- Given exercise
Read the records below. Copy each line where the string "Convert" occurs.

- Records supplied

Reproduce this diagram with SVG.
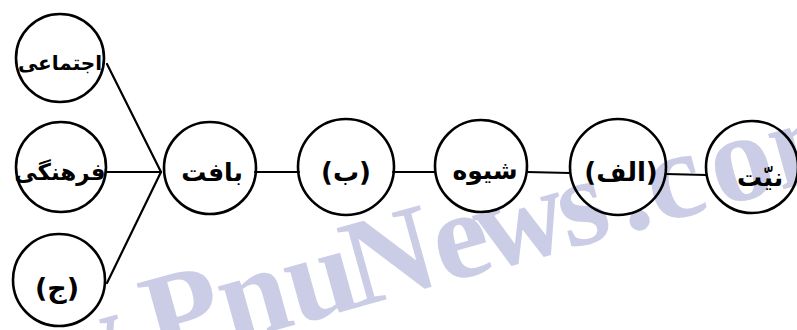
<svg xmlns="http://www.w3.org/2000/svg" width="797" height="330" viewBox="0 0 797 330">
  <style>
    .node circle { fill: none; stroke: #000; stroke-width: 2.6; }
    .node text { font-family: "DejaVu Sans", sans-serif; font-weight: bold; font-size: 25px; fill: #000; text-anchor: middle; direction: rtl; }
    #connectors line { stroke: #000; stroke-width: 2.2; stroke-linecap: round; }
    .mark { font-family: "Liberation Serif", "Times New Roman", serif; font-weight: bold; font-size: 125px; fill: #cbcde6; }
  </style>
  <rect width="797" height="330" fill="#fff"/>

  <!-- site watermark behind the drawing -->
  <text class="mark" transform="translate(-128,442) rotate(-15.5)">www.Pnu<tspan dx="-8">N</tspan>e<tspan dx="-10">w</tspan><tspan dx="-6">s</tspan><tspan dx="12">.</tspan>c<tspan dx="10">o</tspan>m</text>

  <g id="connectors">
    <line x1="107" y1="64" x2="161" y2="172"/>
    <line x1="106" y1="172" x2="161" y2="172"/>
    <line x1="107" y1="283" x2="161" y2="172"/>
    <line x1="255" y1="172" x2="299" y2="172"/>
    <line x1="393" y1="172" x2="435" y2="172"/>
    <line x1="527" y1="172" x2="570" y2="173"/>
    <line x1="666" y1="174" x2="706" y2="175"/>
  </g>

  <g id="node-ejtemai" class="node">
    <circle cx="60" cy="58" r="44"/>
    <text x="60" y="70" style="font-size:20px">اجتماعی</text>
  </g>
  <g id="node-farhangi" class="node">
    <circle cx="61" cy="167" r="45"/>
    <text x="60" y="180" style="font-size:23px">فرهنگی</text>
  </g>
  <g id="node-j" class="node">
    <circle cx="59" cy="280" r="46"/>
    <text x="57" y="297" style="font-size:27px">(ج)</text>
  </g>
  <g id="node-baft" class="node">
    <circle cx="210" cy="168" r="46"/>
    <text x="212" y="181">بافت</text>
  </g>
  <g id="node-b" class="node">
    <circle cx="346" cy="167" r="48"/>
    <text x="346" y="181" style="font-size:26px">(ب)</text>
  </g>
  <g id="node-shiveh" class="node">
    <circle cx="481" cy="166" r="46"/>
    <text x="485" y="179">شیوه</text>
  </g>
  <g id="node-alef" class="node">
    <circle cx="618" cy="167" r="48"/>
    <text x="621" y="181" style="font-size:26px">(الف)</text>
  </g>
  <g id="node-niyat" class="node">
    <circle cx="752" cy="167" r="46"/>
    <text x="760" y="186">نیّت</text>
  </g>
</svg>
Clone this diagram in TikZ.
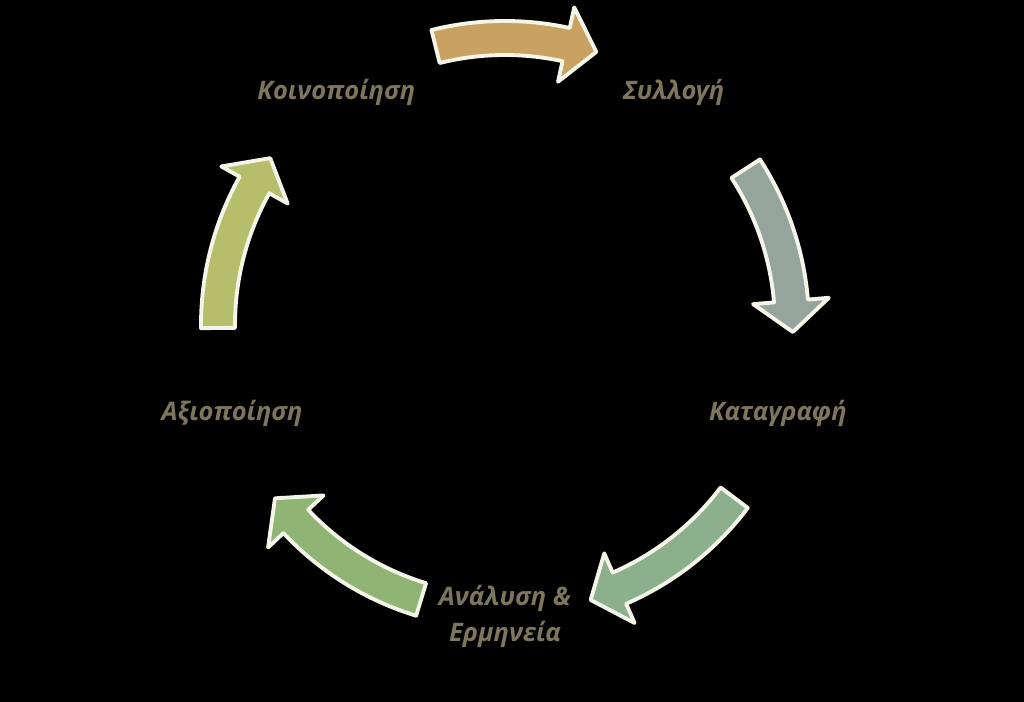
\documentclass[tikz,border=0pt]{standalone}
\usepackage{fontspec}
\setmainfont{Open Sans}
\usepackage{tikz}
\usetikzlibrary{backgrounds,calc}
\definecolor{lbltxt}{RGB}{125,118,92}
\definecolor{rim}{RGB}{244,244,232}
\definecolor{tan}{RGB}{201,161,96}
\definecolor{sage}{RGB}{150,165,156}
\definecolor{leaf}{RGB}{140,176,140}
\definecolor{moss}{RGB}{143,180,115}
\definecolor{olive}{RGB}{181,190,106}
\tikzset{
  lbl/.style={text=lbltxt, font=\fontsize{14.5}{20.5}\selectfont\bfseries\itshape, align=center},
  arrowbox/.style={draw=rim, line width=2.2pt, line join=round}
}
\newcommand{\cyclearrow}[3]{%
  \pgfmathsetmacro{\ba}{#2+6.2}%
  \filldraw[arrowbox, fill=#3] (#1:6.08) arc[start angle=#1, end angle=\ba, radius=6.08]
    -- (\ba:6.5) -- (#2:5.76) -- (\ba:4.98) -- (\ba:5.4)
    arc[start angle=\ba, end angle=#1, radius=5.4] -- cycle;}

\begin{document}
\begin{tikzpicture}
\fill[black] (-10.1,-7.54) rectangle (10.38,6.5);
\useasboundingbox (-10.1,-7.54) rectangle (10.38,6.5);

\node[lbl] (syll) at (54:5.74) {Συλλογή};
\node[lbl] (katag) at (-18:5.74) {Καταγραφή};
\node[lbl] (anal) at ($(-90:5.74)+(0,-0.08)$) {Ανάλυση \&\\Ερμηνεία};
\node[lbl] (axiop) at (198:5.74) {Αξιοποίηση};
\node[lbl] (koin) at (126:5.74) {Κοινοποίηση};

\cyclearrow{104}{71.5}{tan}
\cyclearrow{33}{-1.4}{sage}
\cyclearrow{-37}{-72.7}{leaf}
\cyclearrow{-107}{-143}{moss}
\cyclearrow{180.6}{144.6}{olive}
\end{tikzpicture}
\end{document}
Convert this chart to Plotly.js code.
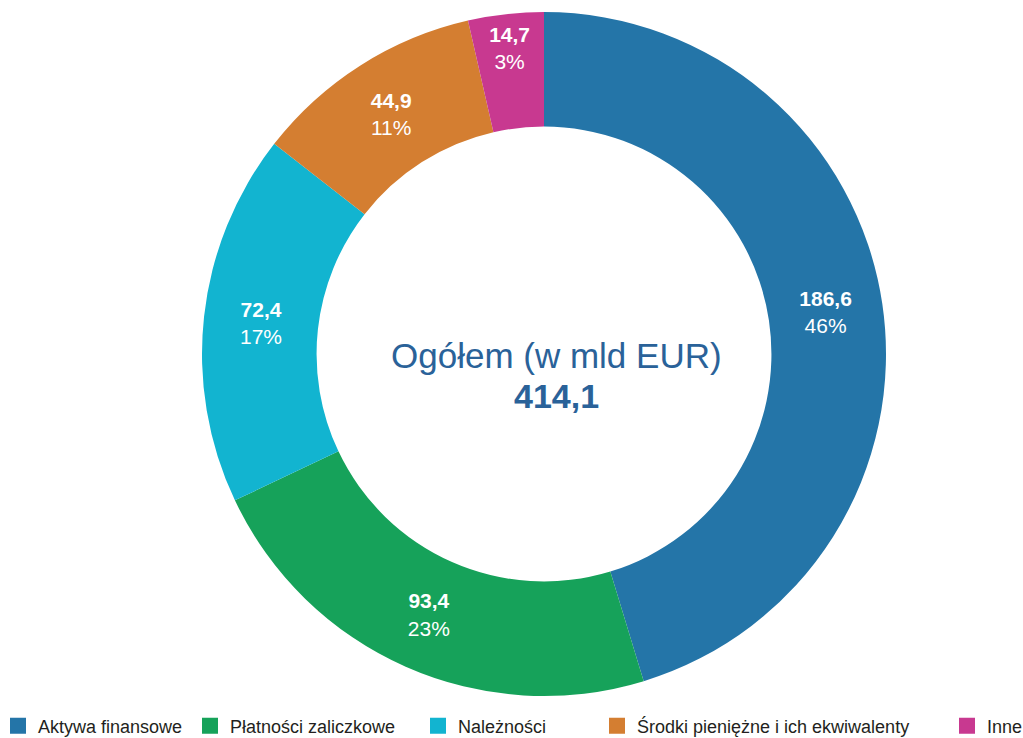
<!DOCTYPE html>
<html>
<head>
<meta charset="utf-8">
<script src="https://cdn.plot.ly/plotly-3.0.1.min.js"></script>
<style>html,body{margin:0;padding:0;background:#fff;}#chart{width:1023px;height:738px;}</style>
</head>
<body>
<div id="chart"></div>
<script>
const categories = ["Aktywa finansowe", "Płatności zaliczkowe", "Należności", "Środki pieniężne i ich ekwiwalenty", "Inne"];
const values = [186.6, 93.4, 72.4, 44.9, 14.7];
const percentLabels = ["46%", "23%", "17%", "11%", "3%"];
const valueLabels = ["186,6", "93,4", "72,4", "44,9", "14,7"];
const colors = ["#2475a8", "#16a25a", "#12b4d0", "#d47e31", "#c83990"];
const totalTitle = "Ogółem (w mld EUR)";
const totalLabel = "414,1";
const legendX = [18, 210, 438, 617, 967];

const W = 1023, H = 738;
const FONT = "Liberation Sans, Arial, Helvetica, sans-serif";

const pie = {
  type: "pie",
  labels: categories,
  values: values,
  text: valueLabels.map((v, i) => "<b>" + v + "</b><br>" + percentLabels[i]),
  textinfo: "text",
  textposition: "inside",
  insidetextorientation: "horizontal",
  insidetextfont: {color: "#ffffff", size: 21, family: FONT},
  hole: 0.665,
  sort: false,
  direction: "clockwise",
  rotation: 0,
  marker: {colors: colors, line: {width: 0}},
  showlegend: false,
  hoverinfo: "label+value+percent",
  domain: {x: [202 / W, 886 / W], y: [(H - 696) / H, (H - 12) / H]}
};

const traces = [pie];
const layout = {
  width: W, height: H,
  margin: {l: 0, r: 0, t: 0, b: 0, autoexpand: false},
  paper_bgcolor: "#ffffff",
  plot_bgcolor: "#ffffff",
  font: {family: FONT, color: "#231f20"},
  xaxis: {visible: false},
  yaxis: {visible: false},
  annotations: [
    {text: totalTitle, x: 556 / W, y: (H - 356) / H, xref: "paper", yref: "paper",
     showarrow: false, font: {size: 35, color: "#2a6299", family: FONT}},
    {text: "<b>" + totalLabel + "</b>", x: 556 / W, y: (H - 396) / H, xref: "paper", yref: "paper",
     showarrow: false, font: {size: 34, color: "#2a6299", family: FONT}}
  ]
};

categories.forEach((c, i) => {
  const key = i === 0 ? "legend" : "legend" + (i + 1);
  traces.push({
    type: "scatter", mode: "markers", x: [null], y: [null], name: c,
    marker: {symbol: "square", size: 16, color: colors[i]},
    legend: key, showlegend: true, hoverinfo: "skip"
  });
  layout[key] = {
    x: (legendX[i] - 20) / W, xanchor: "left",
    y: (H - 726) / H, yanchor: "middle",
    orientation: "h", bgcolor: "rgba(0,0,0,0)", borderwidth: 0,
    font: {size: 18, color: "#231f20", family: FONT}
  };
});

Plotly.newPlot("chart", traces, layout, {displayModeBar: false, staticPlot: true});
</script>
</body>
</html>
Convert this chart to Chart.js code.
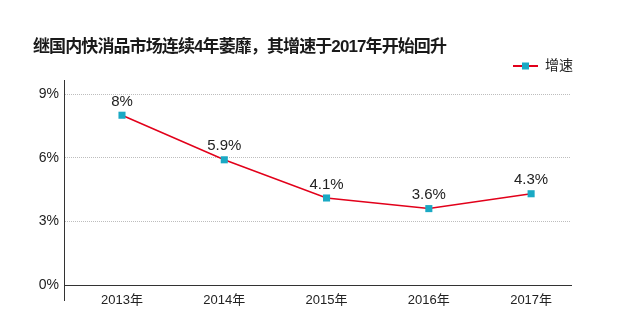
<!DOCTYPE html>
<html lang="zh">
<head>
  <meta charset="UTF-8" />
  <title>快消品市场增速</title>
  <style>
    body {
      margin: 0;
      background: #fff;
      font-family: "Liberation Sans", "Noto Sans CJK SC", sans-serif;
    }
    .wrap {
      position: relative;
      width: 632px;
      height: 331px;
    }
    .title {
      position: absolute;
      left: 33px;
      top: 32px;
      font-size: 17px;
      font-weight: bold;
      color: #1a1a1a;
      letter-spacing: -0.9px;
    }
    canvas {
      position: absolute;
      left: 0;
      top: 0;
    }
  </style>
</head>
<body>
  <div class="wrap">
    <canvas id="chart" width="632" height="331"></canvas>
    <div class="title">继国内快消品市场连续4年萎靡，其增速于2017年开始回升</div>
  </div>

  <script src="https://cdn.jsdelivr.net/npm/chart.js"></script>
  <script>
    const years = ["2013年", "2014年", "2015年", "2016年", "2017年"];
    const growth = [8, 5.9, 4.1, 3.6, 4.3];
    const yTicks = [0, 3, 6, 9];
    const seriesName = "增速";

    const FONT = '"Liberation Sans", "Noto Sans CJK SC", sans-serif';
    const lineColor = "#e2001a";
    const pointColor = "#1aa9c4";

    // data labels, legend, and the short y-axis stub below 0%
    const extras = {
      id: "extras",
      afterDatasetsDraw(chart) {
        const ctx = chart.ctx;
        const meta = chart.getDatasetMeta(0);
        ctx.save();
        ctx.font = "15px " + FONT;
        ctx.fillStyle = "#222";
        ctx.textAlign = "center";
        ctx.textBaseline = "bottom";
        meta.data.forEach((pt, i) => {
          ctx.fillText(growth[i] + "%", pt.x, pt.y - 6);
        });

        // y axis stub
        const area = chart.chartArea;
        ctx.strokeStyle = "#333";
        ctx.lineWidth = 1;
        ctx.beginPath();
        ctx.moveTo(area.left + 0.5, area.bottom);
        ctx.lineTo(area.left + 0.5, area.bottom + 16);
        ctx.stroke();

        // legend
        const ly = 66;
        ctx.strokeStyle = lineColor;
        ctx.lineWidth = 2;
        ctx.beginPath();
        ctx.moveTo(513, ly);
        ctx.lineTo(538, ly);
        ctx.stroke();
        ctx.fillStyle = pointColor;
        ctx.fillRect(522, ly - 3.5, 7, 7);
        ctx.fillStyle = "#222";
        ctx.font = "14px " + FONT;
        ctx.textAlign = "left";
        ctx.textBaseline = "middle";
        ctx.fillText(seriesName, 545, ly);
        ctx.restore();
      }
    };

    new Chart(document.getElementById("chart"), {
      type: "line",
      data: {
        datasets: [{
          label: seriesName,
          data: growth.map((v, i) => ({ x: i, y: v })),
          borderColor: lineColor,
          borderWidth: 1.5,
          pointStyle: "rect",
          pointRadius: 5,
          pointBorderWidth: 0,
          pointBackgroundColor: pointColor,
          tension: 0
        }]
      },
      options: {
        responsive: false,
        animation: false,
        layout: { padding: { top: 80, right: 61, bottom: 0, left: 0 } },
        plugins: {
          legend: { display: false },
          title: { display: false },
          tooltip: { enabled: false }
        },
        scales: {
          x: {
            type: "linear",
            min: -0.567,
            max: 4.39,
            afterBuildTicks: s => { s.ticks = years.map((_, i) => ({ value: i })); },
            afterFit: s => { s.height = 46; },
            grid: { display: false, drawTicks: false },
            border: { display: true, color: "#333", width: 1 },
            ticks: {
              padding: 8,
              color: "#222",
              font: { size: 13, family: FONT },
              callback: v => years[v]
            }
          },
          y: {
            min: 0,
            max: 9.66,
            afterBuildTicks: s => { s.ticks = yTicks.map(v => ({ value: v })); },
            afterFit: s => { s.width = 64; },
            grid: {
              drawTicks: false,
              color: ctx => ctx.tick && ctx.tick.value === 0 ? "rgba(0,0,0,0)" : "#bdbdbd",
              lineWidth: 1
            },
            border: { display: true, color: "#333", width: 1, dash: [1, 1] },
            ticks: {
              padding: 5,
              color: "#222",
              font: { size: 14, family: FONT },
              callback: v => v + "%"
            }
          }
        }
      },
      plugins: [extras]
    });
  </script>
</body>
</html>
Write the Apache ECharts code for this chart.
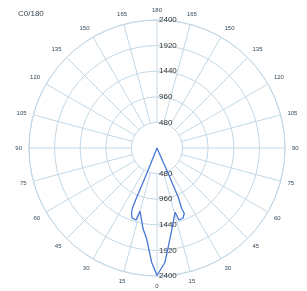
<!DOCTYPE html>
<html>
<head>
<meta charset="utf-8">
<script src="https://cdn.jsdelivr.net/npm/echarts@6/dist/echarts.min.js"></script>
<style>
html, body { margin: 0; padding: 0; background: #fff; }
#main { width: 307px; height: 291px; }
</style>
</head>
<body>
<div id="main"></div>
<script>
var chartTitle = 'C0/180';
var radiusMax = 2400;
var radiusStep = 480;
var angleStep = 15;
// angle from nadir (deg) and intensity, C0 half-plane (right side)
var c0Angles = [0, 4, 8.1, 10.5, 15.7, 17, 20.4, 22.6, 22.2, 23.4, 23.7, 30];
var c0Values = [2390, 2147, 1720, 1541, 1250, 1412, 1400, 1330, 1225, 1005, 528, 0];
// C180 half-plane (left side)
var c180Angles = [0, 2.7, 6.5, 9.8, 15.1, 16.3, 19.7, 21.3, 22.2, 22.4, 21.8, 30];
var c180Values = [2390, 2143, 1713, 1537, 1224, 1406, 1393, 1318, 1225, 998, 520, 0];

var gridColor = '#c2d7e5';
var lineColor = '#4677d6';
var center = [157, 148];
var outerR = 128;

var chart = echarts.init(document.getElementById('main'));

var c0Data = c0Angles.map(function (a, i) { return [c0Values[i], a]; });
var c180Data = c180Angles.map(function (a, i) { return [c180Values[i], 360 - a]; });

function plain(v) { return String(v); }

var option = {
    animation: false,
    title: {
        text: chartTitle,
        left: 13,
        top: 5,
        textStyle: { fontSize: 8, fontWeight: 'normal', color: '#3a4550', fontFamily: 'Liberation Sans' }
    },
    polar: [
        { center: center, radius: outerR },
        { center: center, radius: outerR },
        // spokes start at the first ring
        { center: center, radius: [outerR * radiusStep / radiusMax, outerR] }
    ],
    angleAxis: [{
        polarIndex: 0,
        type: 'value',
        min: 0,
        max: 360,
        interval: angleStep,
        startAngle: 270,
        clockwise: false,
        axisLine: { show: true, lineStyle: { color: gridColor, width: 1 } },
        axisTick: { show: false },
        splitLine: { show: false },
        axisLabel: {
            fontSize: 6,
            margin: 7,
            color: '#34495a',
            fontFamily: 'Liberation Sans',
            formatter: function (v) { return v <= 180 ? v : 360 - v; }
        }
    }, {
        polarIndex: 1,
        type: 'value',
        min: 0,
        max: 360,
        startAngle: 90,
        show: false
    }, {
        polarIndex: 2,
        type: 'value',
        min: 0,
        max: 360,
        interval: angleStep,
        startAngle: 270,
        axisLine: { show: false },
        axisTick: { show: false },
        axisLabel: { show: false },
        splitLine: { show: true, lineStyle: { color: gridColor, width: 1 } }
    }],
    radiusAxis: [{
        polarIndex: 0,
        min: 0,
        max: radiusMax,
        interval: radiusStep,
        axisLine: { show: false },
        axisTick: { show: false },
        splitLine: { show: true, lineStyle: { color: gridColor, width: 1 } },
        axisLabel: {
            showMinLabel: false,
            fontSize: 8,
            margin: 2,
            color: '#333',
            fontFamily: 'Liberation Sans',
            formatter: plain
        }
    }, {
        polarIndex: 1,
        min: 0,
        max: radiusMax,
        interval: radiusStep,
        axisLine: { show: false },
        axisTick: { show: false },
        splitLine: { show: false },
        axisLabel: {
            showMinLabel: false,
            fontSize: 8,
            margin: -2,
            align: 'left',
            verticalAlign: 'middle',
            color: '#333',
            fontFamily: 'Liberation Sans',
            formatter: plain
        }
    }, {
        polarIndex: 2,
        min: 0,
        max: radiusMax,
        show: false
    }],
    series: [{
        type: 'line',
        coordinateSystem: 'polar',
        polarIndex: 0,
        z: 5,
        data: c0Data,
        symbol: 'none',
        lineStyle: { color: lineColor, width: 1.3 }
    }, {
        type: 'line',
        coordinateSystem: 'polar',
        polarIndex: 0,
        z: 5,
        data: c180Data,
        symbol: 'none',
        lineStyle: { color: lineColor, width: 1.3 }
    }]
};
chart.setOption(option);
</script>
</body>
</html>
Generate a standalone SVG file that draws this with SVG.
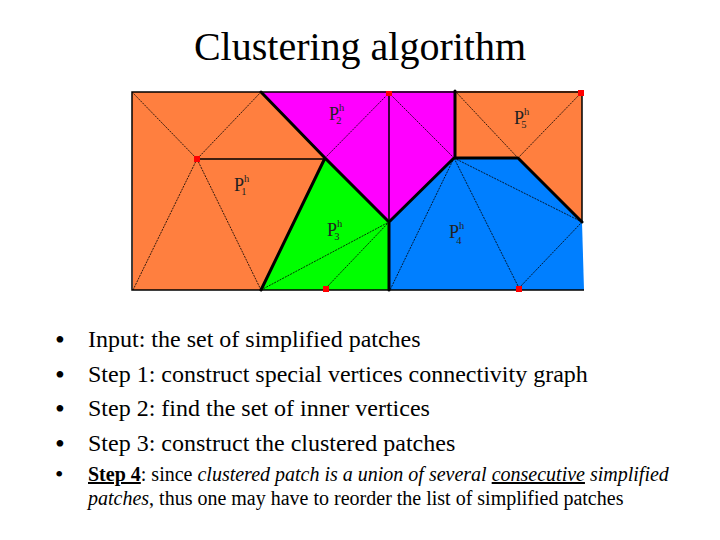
<svg xmlns="http://www.w3.org/2000/svg" width="720" height="540" viewBox="0 0 720 540">
<style>
text{font-family:"Liberation Serif","Times New Roman",serif;fill:#000}
.t{font-size:24px}
.s{font-size:20px}
.bu{font-size:28px}
.bs{font-size:24px}
.p{font-size:18px;fill:#222}
.p tspan{font-size:10.5px}
.e{fill:none;stroke:#000;stroke-width:3;stroke-linecap:round;stroke-linejoin:round}
.b{fill:none;stroke:#000;stroke-width:1.5}
.d{fill:none;stroke:#000;stroke-width:.8;stroke-dasharray:2 1}
.r{fill:#f00}
</style>
<rect width="720" height="540" fill="#fff"/>
<g id="title"><text x="360" y="60" font-size="40" text-anchor="middle">Clustering algorithm</text></g>
<g id="patches">
<polygon id="patch1" points="132,92 261,92 325,158 261,290 133,290" fill="#ff7f3f"/>
<polygon id="patch2" points="261,92 455,91 455,158 389,222 325,158" fill="#ff00ff"/>
<polygon id="patch3" points="325,158 389,222 390,290 261,290" fill="#00ff00"/>
<polygon id="patch4" points="390,222 454,158 518,158 582,222 584,290 390,290" fill="#007fff"/>
<polygon id="patch5" points="455,91 582,91 582,222 518,158 454,158" fill="#ff7f3f"/>
</g>
<g id="connectors">
<path class="d" d="M132,92L197,159M261,92L197,159M197,159L133,290M197,159L261,290M325,158L389,93M389,93L454,158M261,290L389,222M326,288L389,222M454,158L390,290M454,158L519,288M454,158L582,222M519,288L582,222M455,91L518,158M518,158L581,93"/>
<path class="b" d="M197,159H325M389,93V222"/>
<path class="b" d="M261,92H132V290H261M261,92H455H582V222M390,290H584M261,290H390"/>
<path class="e" d="M261,92L325,158L389,222L454,158H518L582,222M325,158L261,290M389,222V290M455,91V158"/>
</g>
<g id="markers">
<rect class="r" x="194" y="156" width="6" height="6"/>
<rect class="r" x="386" y="91" width="6" height="5"/>
<rect class="r" x="578" y="90" width="6" height="6"/>
<rect class="r" x="323" y="286" width="6" height="6"/>
<rect class="r" x="516" y="286" width="6" height="6"/>
</g>
<g id="labels">
<text class="p" x="234" y="191">P<tspan dy="-9">h</tspan><tspan dx="-8" dy="13">1</tspan></text>
<text class="p" x="329" y="120">P<tspan dy="-9">h</tspan><tspan dx="-8" dy="13">2</tspan></text>
<text class="p" x="327" y="236">P<tspan dy="-9">h</tspan><tspan dx="-8" dy="13">3</tspan></text>
<text class="p" x="449" y="238">P<tspan dy="-9">h</tspan><tspan dx="-8" dy="15">4</tspan></text>
<text class="p" x="514" y="124">P<tspan dy="-9">h</tspan><tspan dx="-8" dy="13">5</tspan></text>
</g>
<g id="list">
<text class="bu" x="55" y="349">•</text><text class="t" x="88" y="347">Input: the set of simplified patches</text>
<text class="bu" x="55" y="384">•</text><text class="t" x="88" y="382">Step 1: construct special vertices connectivity graph</text>
<text class="bu" x="55" y="418">•</text><text class="t" x="88" y="416">Step 2: find the set of inner vertices</text>
<text class="bu" x="55" y="453">•</text><text class="t" x="88" y="451">Step 3: construct the clustered patches</text>
<text class="bs" x="55" y="482">•</text>
<text class="s" x="88" y="481"><tspan font-weight="bold" text-decoration="underline">Step 4</tspan>: since <tspan font-style="italic">clustered patch is a union of several </tspan><tspan font-style="italic" text-decoration="underline">consecutive</tspan><tspan font-style="italic"> simplified</tspan></text>
<text class="s" x="88" y="505"><tspan font-style="italic">patches</tspan>, thus one may have to reorder the list of simplified patches</text>
</g>
</svg>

- Exercise answer
Convert this chart to Plotly.js code.
Convert this chart to Chart.js code.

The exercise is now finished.